In consideration for the mutual release of all claims, Empire shall redeem, purchase and acquire the Preferred Stock from the Bryanston Parties in accordance with the following timeline and payment schedule and based upon the closing by the Company of third party financing in an aggregate amount sufficient to enable the Company to complete the construction of its Casino Project (the “Concord Event”).
On June 30, 2013 all Preferred Stock held by Tollman was redeemed for approximately $1.5 million.
On December 31, 2013, a payment of all dividends accrued and unpaid since December 10, 2002 (the “Accrued Dividends”), of approximately $1.3 million, on Tollman's Preferred Stock, which was redeemed on June 30, 2013, was paid.

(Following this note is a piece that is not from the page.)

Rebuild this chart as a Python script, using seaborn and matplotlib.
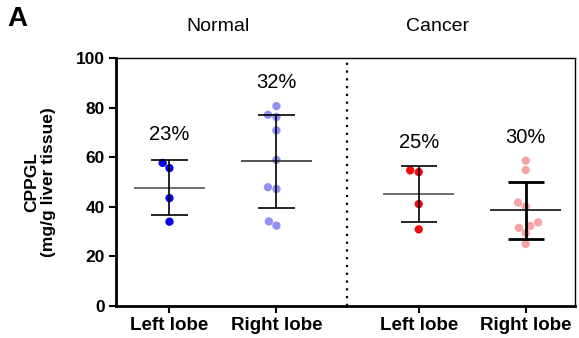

If the Concord Event had occurred on or before December 31, 2013, all Preferred Stock and Accrued Dividends held by Bryanston would have been redeemed at $22.8 million from funds legally available to the Company to effect such payment.
If the Concord Event occurs after December 31, 2013 and on or before June 30, 2014, all Preferred Stock and Accrued Dividends held by Bryanston redeemed for an amount between $22.8 million and $28.0 million from funds legally available to the Company to effect such payment pro-rated based upon the actual number of days after December 31, 2013 the date that the Preferred Stock is redeemed.
If the Concord Event occurs after June 30, 2014 and on or before December 31, 2014, all Preferred Stock held by Bryanston redeemed for an amount between $28.0 million and the $10 Liquidation Value of the Preferred Stock (as such term is defined in the Recapitalization Agreement) and all Accrued Dividends as of December 31, 2014 from funds legally available to the Company to effect such payment prorated based upon the actual number of days after December 31, 2013 the date that the Preferred Stock is redeemed.
If the Concord Event does not occur before December 31, 2014, the Annual Dividend for calendar year 2014 shall be paid to Bryanston in the amount of approximately $1.2 million prior to the thirtieth (30th) day following December 31, 2014 from funds legally available to the Company to effect such payment.
If the Concord Event occurs after December 31, 2014 and on or before June 30, 2015, all Preferred Stock held by Bryanston shall be redeemed for an amount equal to the Liquidation Value and Accrued Dividends as of the date of the Concord Event from funds legally available to the Company to effect such payment.
If the Concord Event does not occur by June 30, 2015, 150,000 shares of Bryanston's Preferred Stock shall be redeemed on June 30, 2016 for $1.5 million. An additional 150,000 shares of Preferred Stock shall be redeemed for $1.5 million on each June 30 for the next three years from funds legally available to the Company to effect such payment. The balance of the Preferred Stock shall be redeemed in an amount equal to the Liquidation Value and Accrued Dividends on June 30, 2020 from funds legally available to the Company to effect such payment.
As a result of the Settlement Agreement, and pursuant to ASC 480, the Series E Preferred Stock became contractually redeemable subject to the terms and conditions of the Settlement Agreement and has been classified as a liability on the accompanying balance sheet. The amount of the liability of $22.8 million is the amount at which it would be settled if the redemption occurred as of the balance sheet date. The difference between the carrying amount and the amount recorded in the balance sheet at December 31, 2013 pursuant to the Settlement Agreement has been reflected as a deemed dividend during the twelve months ended December 31, 2013.